Mais par l’exportation constante des principes utiles, le stock des principes nutritifs, qui produisent cette fertilité, ira nécessairement en s’abaissant. L’emploi judicieux des cultures de légumineuses, permettra de pallier, sinon d’empêcher cette diminution, pour l’azote, et même, quoiqu’à un degré moindre, pour la potasse, mais non pour l’acide phosphorique. On peut donc prévoir que pour des terres de fertilité moyenne, les rendements ainsi obtenus seront peu élevés, à moins qu’on ne leur vienne en aide par l’addition de principes phosphoriques amenés du dehors. Dans les sols fertiles, la culture peut, au contraire, sans secours extérieurs, fournir des résultats très satisfaisants.

II. Culture d’un domaine à l’aide d’engrais pris ailleurs. — Dans la méthode culturale qui vient d’être décrite, on exporte une faible partie des produits de la terre, et on n’achète rien. Une autre méthode consiste à exporter tous les produits, en achetant tous les engrais. C’est celle que pratiquent les viticulteurs, c’est aussi celle que suivent fréquemment les producteurs de céréales et même de fourrages, qui aiment mieux vendre paille et foin, et acheter des engrais.

On ne conserve alors que les animaux strictement nécessaires pour le travail de la ferme, et dans bien des cas, le fumier d’écurie qu’ils fournissent peut être regardé comme un engrais importé, parce que le foin ou la paille, ou même l’un et l’autre, sont achetés au dehors.

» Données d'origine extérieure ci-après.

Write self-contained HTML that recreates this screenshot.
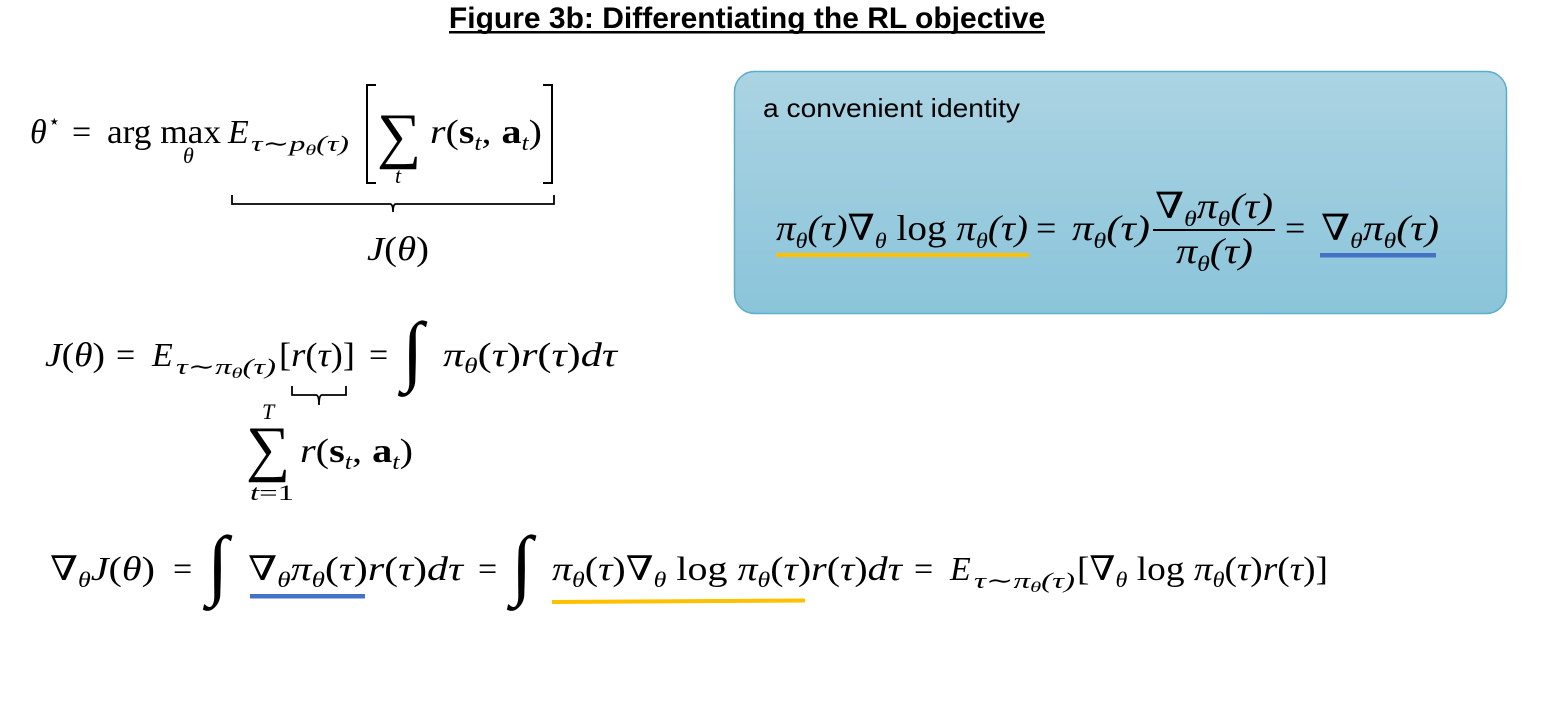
<!DOCTYPE html>
<html><head><meta charset="utf-8">
<style>
html,body{margin:0;padding:0;background:#fff;}
svg text{font-family:"Liberation Serif","DejaVu Serif",serif;fill:#000;}
.i{font-style:italic;}
</style></head>
<body>
<svg width="1545" height="711" viewBox="0 0 1545 711" xmlns="http://www.w3.org/2000/svg">
<defs>
<linearGradient id="bg" x1="0" y1="0" x2="0" y2="1">
<stop offset="0" stop-color="#abd4e3"/><stop offset="1" stop-color="#8bc4da"/>
</linearGradient>
</defs>

<g>
<text x="747" y="28" font-size="30" font-weight="bold" text-anchor="middle" style="font-family:'Liberation Sans',sans-serif">Figure 3b: Differentiating the RL objective</text>
<rect x="449" y="31" width="596" height="2.5" fill="#000"/>
</g>

<g>
<rect x="734.5" y="71.5" width="772" height="242" rx="20" fill="url(#bg)" stroke="#5aaecb" stroke-width="1.5"/>
<text x="763" y="117" font-size="26" style="font-family:'Liberation Sans',sans-serif" textLength="257" lengthAdjust="spacingAndGlyphs">a convenient identity</text>
<g>
<text class="i" x="776" y="240" font-size="36" textLength="252" lengthAdjust="spacingAndGlyphs">π<tspan font-size="22" dy="8">θ</tspan><tspan dy="-8">(τ)∇</tspan><tspan font-size="22" dy="8">θ</tspan><tspan dy="-8" font-style="normal"> log </tspan>π<tspan font-size="22" dy="8">θ</tspan><tspan dy="-8">(τ)</tspan></text>
<text x="1036" y="240" font-size="36">=</text>
<text class="i" x="1072" y="240" font-size="36" textLength="78" lengthAdjust="spacingAndGlyphs">π<tspan font-size="22" dy="8">θ</tspan><tspan dy="-8">(τ)</tspan></text>
<text class="i" x="1155" y="218" font-size="36" textLength="118" lengthAdjust="spacingAndGlyphs">∇<tspan font-size="22" dy="8">θ</tspan><tspan dy="-8">π</tspan><tspan font-size="22" dy="8">θ</tspan><tspan dy="-8">(τ)</tspan></text>
<rect x="1153" y="229" width="122" height="2" fill="#000"/>
<text class="i" x="1176" y="263" font-size="36" textLength="77" lengthAdjust="spacingAndGlyphs">π<tspan font-size="22" dy="8">θ</tspan><tspan dy="-8">(τ)</tspan></text>
<text x="1285" y="240" font-size="36">=</text>
<text class="i" x="1321" y="240" font-size="36" textLength="118" lengthAdjust="spacingAndGlyphs">∇<tspan font-size="22" dy="8">θ</tspan><tspan dy="-8">π</tspan><tspan font-size="22" dy="8">θ</tspan><tspan dy="-8">(τ)</tspan></text>
</g>
<rect x="776" y="253" width="253" height="4" fill="#ffc000"/>
<rect x="1320" y="253" width="116" height="4.5" fill="#4472c4"/>
</g>

<g>
<text class="i" x="30" y="143" font-size="34">θ</text>
<text x="48" y="128" font-size="20">⋆</text>
<text x="72" y="143" font-size="34">=</text>
<text x="107" y="143" font-size="34" textLength="114" lengthAdjust="spacingAndGlyphs">arg max</text>
<text class="i" x="183" y="163" font-size="22">θ</text>
<text class="i" x="228" y="143" font-size="34">E</text>
<text class="i" x="251" y="151" font-size="22" textLength="98" lengthAdjust="spacingAndGlyphs">τ∼p<tspan font-size="15" dy="4">θ</tspan><tspan dy="-4">(τ)</tspan></text>
<path d="M376 85 H367 V183 H376 M543 85 H552 V183 H543" fill="none" stroke="#000" stroke-width="2"/>
<text x="377" y="156" font-size="62">∑</text>
<text class="i" x="395" y="183" font-size="22">t</text>
<text class="i" x="430" y="143" font-size="34" textLength="112" lengthAdjust="spacingAndGlyphs">r<tspan font-style="normal">(</tspan><tspan font-style="normal" font-weight="bold">s</tspan><tspan font-size="22" dy="7">t</tspan><tspan dy="-7" font-style="normal">, </tspan><tspan font-style="normal" font-weight="bold">a</tspan><tspan font-size="22" dy="7">t</tspan><tspan dy="-7" font-style="normal">)</tspan></text>
<path d="M232 195 V204 H390 Q393 204 393 212 Q393 204 396 204 H554 V195" fill="none" stroke="#000" stroke-width="1.8"/>
<text class="i" x="367" y="260" font-size="34" textLength="62" lengthAdjust="spacingAndGlyphs">J<tspan font-style="normal">(</tspan>θ<tspan font-style="normal">)</tspan></text>
</g>

<g>
<text class="i" x="45" y="366" font-size="34" textLength="60" lengthAdjust="spacingAndGlyphs">J<tspan font-style="normal">(</tspan>θ<tspan font-style="normal">)</tspan></text>
<text x="116" y="366" font-size="34">=</text>
<text class="i" x="152" y="366" font-size="34">E</text>
<text class="i" x="176" y="374" font-size="22" textLength="100" lengthAdjust="spacingAndGlyphs">τ∼π<tspan font-size="15" dy="4">θ</tspan><tspan dy="-4">(τ)</tspan></text>
<text class="i" x="279" y="366" font-size="34" textLength="76" lengthAdjust="spacingAndGlyphs"><tspan font-style="normal">[</tspan>r<tspan font-style="normal">(</tspan>τ<tspan font-style="normal">)]</tspan></text>
<text x="369" y="366" font-size="34">=</text>
<text class="i" x="402" y="376" font-size="78">∫</text>
<text class="i" x="443" y="366" font-size="34" textLength="174" lengthAdjust="spacingAndGlyphs">π<tspan font-size="22" dy="7">θ</tspan><tspan dy="-7" font-style="normal">(</tspan>τ<tspan font-style="normal">)</tspan>r<tspan font-style="normal">(</tspan>τ<tspan font-style="normal">)</tspan>dτ</text>
<path d="M292 386 V395 H316 Q319 395 319 405 Q319 395 322 395 H346 V386" fill="none" stroke="#000" stroke-width="1.8"/>
<text class="i" x="262" y="419" font-size="22">T</text>
<text x="246" y="469" font-size="62">∑</text>
<text class="i" x="250" y="500" font-size="22" textLength="44" lengthAdjust="spacingAndGlyphs">t<tspan font-style="normal">=1</tspan></text>
<text class="i" x="300" y="462" font-size="34" textLength="113" lengthAdjust="spacingAndGlyphs">r<tspan font-style="normal">(</tspan><tspan font-style="normal" font-weight="bold">s</tspan><tspan font-size="22" dy="7">t</tspan><tspan dy="-7" font-style="normal">, </tspan><tspan font-style="normal" font-weight="bold">a</tspan><tspan font-size="22" dy="7">t</tspan><tspan dy="-7" font-style="normal">)</tspan></text>
</g>

<g>
<text class="i" x="50" y="580" font-size="34" textLength="105" lengthAdjust="spacingAndGlyphs">∇<tspan font-size="22" dy="7">θ</tspan><tspan dy="-7">J</tspan><tspan font-style="normal">(</tspan>θ<tspan font-style="normal">)</tspan></text>
<text x="173" y="580" font-size="34">=</text>
<text class="i" x="207" y="590" font-size="78">∫</text>
<text class="i" x="248" y="580" font-size="34" textLength="215" lengthAdjust="spacingAndGlyphs">∇<tspan font-size="22" dy="7">θ</tspan><tspan dy="-7">π</tspan><tspan font-size="22" dy="7">θ</tspan><tspan dy="-7" font-style="normal">(</tspan>τ<tspan font-style="normal">)</tspan>r<tspan font-style="normal">(</tspan>τ<tspan font-style="normal">)</tspan>dτ</text>
<text x="478" y="580" font-size="34">=</text>
<text class="i" x="511" y="590" font-size="78">∫</text>
<text class="i" x="552" y="580" font-size="34" textLength="350" lengthAdjust="spacingAndGlyphs">π<tspan font-size="22" dy="7">θ</tspan><tspan dy="-7" font-style="normal">(</tspan>τ<tspan font-style="normal">)</tspan>∇<tspan font-size="22" dy="7">θ</tspan><tspan dy="-7" font-style="normal"> log </tspan>π<tspan font-size="22" dy="7">θ</tspan><tspan dy="-7" font-style="normal">(</tspan>τ<tspan font-style="normal">)</tspan>r<tspan font-style="normal">(</tspan>τ<tspan font-style="normal">)</tspan>dτ</text>
<text x="914" y="580" font-size="34">=</text>
<text class="i" x="950" y="580" font-size="34">E</text>
<text class="i" x="974" y="588" font-size="22" textLength="101" lengthAdjust="spacingAndGlyphs">τ∼π<tspan font-size="15" dy="4">θ</tspan><tspan dy="-4">(τ)</tspan></text>
<text class="i" x="1077" y="580" font-size="34" textLength="251" lengthAdjust="spacingAndGlyphs"><tspan font-style="normal">[</tspan>∇<tspan font-size="22" dy="7">θ</tspan><tspan dy="-7" font-style="normal"> log </tspan>π<tspan font-size="22" dy="7">θ</tspan><tspan dy="-7" font-style="normal">(</tspan>τ<tspan font-style="normal">)</tspan>r<tspan font-style="normal">(</tspan>τ<tspan font-style="normal">)]</tspan></text>
<rect x="250" y="594" width="115" height="4.5" fill="#4472c4"/>
<path d="M552 600 L805 598.5 L805 602.5 L552 604 Z" fill="#ffc000"/>
</g>
</svg>
</body></html>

Un des principaux avantages de ce mode d’exploitation est de supprimer la nécessité des assolements ; la culture continue, sur un même champ, des céréales ou des récoltes industrielles, est facile à réaliser, par l’emploi de fumures convenables. Le bétail nombreux peut être supprimé, s’il est désavantageux. En un mot, la culture du domaine est susceptible de se prêter rapidement à tous les changements commandés par les variations économiques, puisque la terre, suffisamment pourvue d’engrais, pourra toujours fournir toute espèce de récoltes (sauf dans certains cas les légumineuses fourragères). En employant assez d’engrais, on pourra d’ordinaire obtenir de hauts rendements, pourvu que la constitution physique de la terre soit passable.

Le plus souvent, l’engrais principal est le fumier de ferme produit dans le domaine, et on se borne à lui venir en aide avec des engrais achetés, spécialement en lui ajoutant des phosphates minéraux.




  1. Elles ne renferment que du carbone, de l’hydrogène et de l’oxygène.